• Direction:
Only the lines from the start of the data through the line with "en France métropolitaine</div></div>" belong in the copy. Restate them word for word, minus the pictures.

• • • • • • •

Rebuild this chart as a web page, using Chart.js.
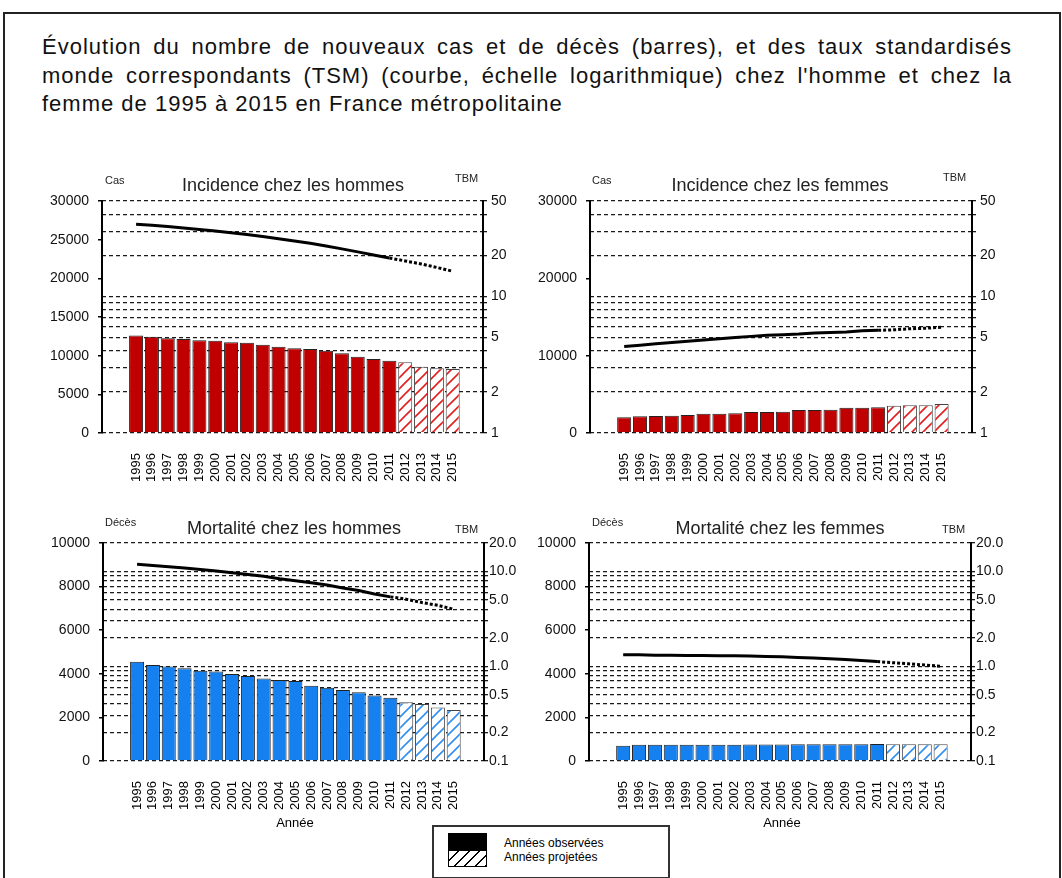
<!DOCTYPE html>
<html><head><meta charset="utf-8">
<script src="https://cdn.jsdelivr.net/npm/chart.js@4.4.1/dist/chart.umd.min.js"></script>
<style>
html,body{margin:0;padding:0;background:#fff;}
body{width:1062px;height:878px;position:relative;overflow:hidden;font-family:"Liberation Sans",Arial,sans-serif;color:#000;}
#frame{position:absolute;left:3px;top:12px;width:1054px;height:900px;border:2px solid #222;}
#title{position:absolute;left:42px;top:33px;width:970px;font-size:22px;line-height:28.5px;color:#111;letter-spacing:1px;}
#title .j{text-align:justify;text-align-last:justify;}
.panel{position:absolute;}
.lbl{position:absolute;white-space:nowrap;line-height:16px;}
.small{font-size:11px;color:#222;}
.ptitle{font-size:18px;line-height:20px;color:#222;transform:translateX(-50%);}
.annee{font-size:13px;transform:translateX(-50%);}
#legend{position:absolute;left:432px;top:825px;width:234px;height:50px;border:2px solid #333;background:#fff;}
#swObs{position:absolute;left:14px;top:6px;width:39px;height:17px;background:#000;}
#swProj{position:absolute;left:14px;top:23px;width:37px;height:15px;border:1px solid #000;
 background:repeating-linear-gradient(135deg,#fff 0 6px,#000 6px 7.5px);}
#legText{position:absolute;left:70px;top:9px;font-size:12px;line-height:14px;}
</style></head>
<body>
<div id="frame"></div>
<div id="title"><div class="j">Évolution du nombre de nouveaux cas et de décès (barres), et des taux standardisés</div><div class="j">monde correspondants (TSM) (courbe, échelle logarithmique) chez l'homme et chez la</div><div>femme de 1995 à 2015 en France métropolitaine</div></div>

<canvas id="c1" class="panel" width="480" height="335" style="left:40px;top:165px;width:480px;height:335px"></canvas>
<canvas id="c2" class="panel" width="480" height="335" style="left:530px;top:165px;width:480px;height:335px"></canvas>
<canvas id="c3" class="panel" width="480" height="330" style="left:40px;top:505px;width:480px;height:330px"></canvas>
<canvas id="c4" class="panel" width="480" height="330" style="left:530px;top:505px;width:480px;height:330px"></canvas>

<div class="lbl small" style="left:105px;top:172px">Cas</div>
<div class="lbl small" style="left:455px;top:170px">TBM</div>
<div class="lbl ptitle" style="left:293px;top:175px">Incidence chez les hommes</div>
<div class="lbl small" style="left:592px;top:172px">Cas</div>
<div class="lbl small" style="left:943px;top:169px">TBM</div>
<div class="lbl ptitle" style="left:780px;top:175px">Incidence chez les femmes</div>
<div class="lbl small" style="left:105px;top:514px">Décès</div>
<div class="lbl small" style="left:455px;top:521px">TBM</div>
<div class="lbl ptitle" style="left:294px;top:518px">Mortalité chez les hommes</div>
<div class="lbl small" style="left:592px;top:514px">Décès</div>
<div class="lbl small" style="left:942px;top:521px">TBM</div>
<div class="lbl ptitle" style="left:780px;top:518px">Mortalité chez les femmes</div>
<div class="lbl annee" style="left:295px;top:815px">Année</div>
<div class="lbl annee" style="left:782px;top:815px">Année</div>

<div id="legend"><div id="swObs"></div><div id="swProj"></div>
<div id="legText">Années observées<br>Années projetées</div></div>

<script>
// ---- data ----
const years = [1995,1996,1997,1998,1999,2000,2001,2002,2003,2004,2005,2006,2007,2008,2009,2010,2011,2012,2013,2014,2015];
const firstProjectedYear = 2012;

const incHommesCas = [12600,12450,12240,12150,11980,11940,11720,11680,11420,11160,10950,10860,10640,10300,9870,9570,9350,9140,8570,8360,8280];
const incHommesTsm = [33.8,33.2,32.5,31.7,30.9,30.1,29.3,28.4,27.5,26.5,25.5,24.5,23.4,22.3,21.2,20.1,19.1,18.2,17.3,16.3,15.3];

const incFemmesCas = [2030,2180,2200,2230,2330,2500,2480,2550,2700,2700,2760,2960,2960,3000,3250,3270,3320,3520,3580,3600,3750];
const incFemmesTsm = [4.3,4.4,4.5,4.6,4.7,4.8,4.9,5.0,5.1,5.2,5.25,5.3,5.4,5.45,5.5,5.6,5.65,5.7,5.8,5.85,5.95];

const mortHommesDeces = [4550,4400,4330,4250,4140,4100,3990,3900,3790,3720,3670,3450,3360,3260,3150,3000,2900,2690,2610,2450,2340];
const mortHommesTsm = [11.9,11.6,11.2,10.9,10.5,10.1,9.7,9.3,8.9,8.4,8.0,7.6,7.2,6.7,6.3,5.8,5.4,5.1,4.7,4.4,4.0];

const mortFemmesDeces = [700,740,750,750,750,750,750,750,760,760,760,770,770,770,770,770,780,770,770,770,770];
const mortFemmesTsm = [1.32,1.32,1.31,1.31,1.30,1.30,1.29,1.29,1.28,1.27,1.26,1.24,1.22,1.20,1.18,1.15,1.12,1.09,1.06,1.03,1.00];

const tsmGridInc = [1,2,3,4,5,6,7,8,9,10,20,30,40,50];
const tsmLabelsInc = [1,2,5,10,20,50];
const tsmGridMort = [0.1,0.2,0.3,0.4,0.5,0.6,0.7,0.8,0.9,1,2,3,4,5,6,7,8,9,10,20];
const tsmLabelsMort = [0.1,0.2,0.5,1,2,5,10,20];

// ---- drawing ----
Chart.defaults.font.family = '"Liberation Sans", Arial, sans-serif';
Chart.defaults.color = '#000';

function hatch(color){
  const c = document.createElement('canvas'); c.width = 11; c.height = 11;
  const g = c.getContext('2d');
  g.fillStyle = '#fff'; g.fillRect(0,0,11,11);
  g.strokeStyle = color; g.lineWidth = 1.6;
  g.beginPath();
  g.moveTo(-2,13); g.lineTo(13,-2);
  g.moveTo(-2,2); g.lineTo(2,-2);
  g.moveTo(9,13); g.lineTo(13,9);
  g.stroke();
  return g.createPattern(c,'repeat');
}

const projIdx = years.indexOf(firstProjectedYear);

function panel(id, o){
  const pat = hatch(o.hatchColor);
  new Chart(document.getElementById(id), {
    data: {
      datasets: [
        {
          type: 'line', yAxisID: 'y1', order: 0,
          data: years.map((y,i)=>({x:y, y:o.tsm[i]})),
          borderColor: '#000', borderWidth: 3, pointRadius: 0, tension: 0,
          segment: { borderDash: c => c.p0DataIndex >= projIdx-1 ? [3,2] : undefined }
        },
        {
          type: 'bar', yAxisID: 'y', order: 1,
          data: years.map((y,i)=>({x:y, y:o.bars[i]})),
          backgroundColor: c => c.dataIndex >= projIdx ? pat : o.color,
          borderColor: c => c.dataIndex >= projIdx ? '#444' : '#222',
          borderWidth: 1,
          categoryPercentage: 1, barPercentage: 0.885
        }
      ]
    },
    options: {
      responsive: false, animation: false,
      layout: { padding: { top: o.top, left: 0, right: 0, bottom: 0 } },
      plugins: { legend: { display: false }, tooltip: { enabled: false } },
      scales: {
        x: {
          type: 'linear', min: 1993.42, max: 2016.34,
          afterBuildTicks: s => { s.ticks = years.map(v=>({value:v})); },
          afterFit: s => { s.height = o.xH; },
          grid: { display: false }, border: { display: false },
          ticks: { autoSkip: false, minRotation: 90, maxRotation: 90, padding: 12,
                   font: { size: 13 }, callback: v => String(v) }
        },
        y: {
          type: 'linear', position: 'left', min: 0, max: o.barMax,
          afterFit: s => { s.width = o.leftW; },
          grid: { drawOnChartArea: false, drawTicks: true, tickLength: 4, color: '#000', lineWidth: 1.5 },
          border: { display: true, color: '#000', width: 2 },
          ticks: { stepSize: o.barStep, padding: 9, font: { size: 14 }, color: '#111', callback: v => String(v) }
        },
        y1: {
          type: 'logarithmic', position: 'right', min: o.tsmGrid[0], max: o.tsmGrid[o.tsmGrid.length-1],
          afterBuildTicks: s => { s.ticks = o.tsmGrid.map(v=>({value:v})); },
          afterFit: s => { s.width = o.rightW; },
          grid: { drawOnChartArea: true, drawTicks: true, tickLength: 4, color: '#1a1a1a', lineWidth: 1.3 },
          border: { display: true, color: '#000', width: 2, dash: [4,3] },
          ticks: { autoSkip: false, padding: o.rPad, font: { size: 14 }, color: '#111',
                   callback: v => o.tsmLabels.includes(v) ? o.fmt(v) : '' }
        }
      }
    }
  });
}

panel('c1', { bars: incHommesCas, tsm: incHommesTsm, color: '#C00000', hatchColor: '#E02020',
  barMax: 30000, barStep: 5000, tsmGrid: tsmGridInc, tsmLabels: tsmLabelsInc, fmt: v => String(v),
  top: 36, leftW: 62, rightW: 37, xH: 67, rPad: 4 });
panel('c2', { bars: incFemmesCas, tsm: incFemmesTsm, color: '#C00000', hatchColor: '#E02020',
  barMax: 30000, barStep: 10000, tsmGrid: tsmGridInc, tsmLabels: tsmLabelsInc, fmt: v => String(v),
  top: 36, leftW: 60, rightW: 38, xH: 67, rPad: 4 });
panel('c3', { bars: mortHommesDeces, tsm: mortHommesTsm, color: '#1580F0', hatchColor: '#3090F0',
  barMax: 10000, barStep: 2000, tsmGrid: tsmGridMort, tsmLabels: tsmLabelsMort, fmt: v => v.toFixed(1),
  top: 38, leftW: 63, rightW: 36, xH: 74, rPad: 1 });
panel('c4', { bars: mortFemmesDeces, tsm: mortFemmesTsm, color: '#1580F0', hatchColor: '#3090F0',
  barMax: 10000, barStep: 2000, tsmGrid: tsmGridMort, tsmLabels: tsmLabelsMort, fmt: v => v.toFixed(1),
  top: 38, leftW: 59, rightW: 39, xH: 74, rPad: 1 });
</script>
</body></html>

• • • • • • •

• Exercise result:
Rebuild this chart as a web page, using Chart.js.
<!DOCTYPE html>
<html><head><meta charset="utf-8">
<script src="https://cdn.jsdelivr.net/npm/chart.js@4.4.1/dist/chart.umd.min.js"></script>
<style>
html,body{margin:0;padding:0;background:#fff;}
body{width:1062px;height:878px;position:relative;overflow:hidden;font-family:"Liberation Sans",Arial,sans-serif;color:#000;}
#frame{position:absolute;left:3px;top:12px;width:1054px;height:900px;border:2px solid #222;}
#title{position:absolute;left:42px;top:33px;width:970px;font-size:22px;line-height:28.5px;color:#111;letter-spacing:1px;}
#title .j{text-align:justify;text-align-last:justify;}
.panel{position:absolute;}
.lbl{position:absolute;white-space:nowrap;line-height:16px;}
.small{font-size:11px;color:#222;}
.ptitle{font-size:18px;line-height:20px;color:#222;transform:translateX(-50%);}
.annee{font-size:13px;transform:translateX(-50%);}
#legend{position:absolute;left:432px;top:825px;width:234px;height:50px;border:2px solid #333;background:#fff;}
#swObs{position:absolute;left:14px;top:6px;width:39px;height:17px;background:#000;}
#swProj{position:absolute;left:14px;top:23px;width:37px;height:15px;border:1px solid #000;
 background:repeating-linear-gradient(135deg,#fff 0 6px,#000 6px 7.5px);}
#legText{position:absolute;left:70px;top:9px;font-size:12px;line-height:14px;}
</style></head>
<body>
<div id="frame"></div>
<div id="title"><div class="j">Évolution du nombre de nouveaux cas et de décès (barres), et des taux standardisés</div><div class="j">monde correspondants (TSM) (courbe, échelle logarithmique) chez l'homme et chez la</div><div>femme de 1995 à 2015 en France métropolitaine</div></div>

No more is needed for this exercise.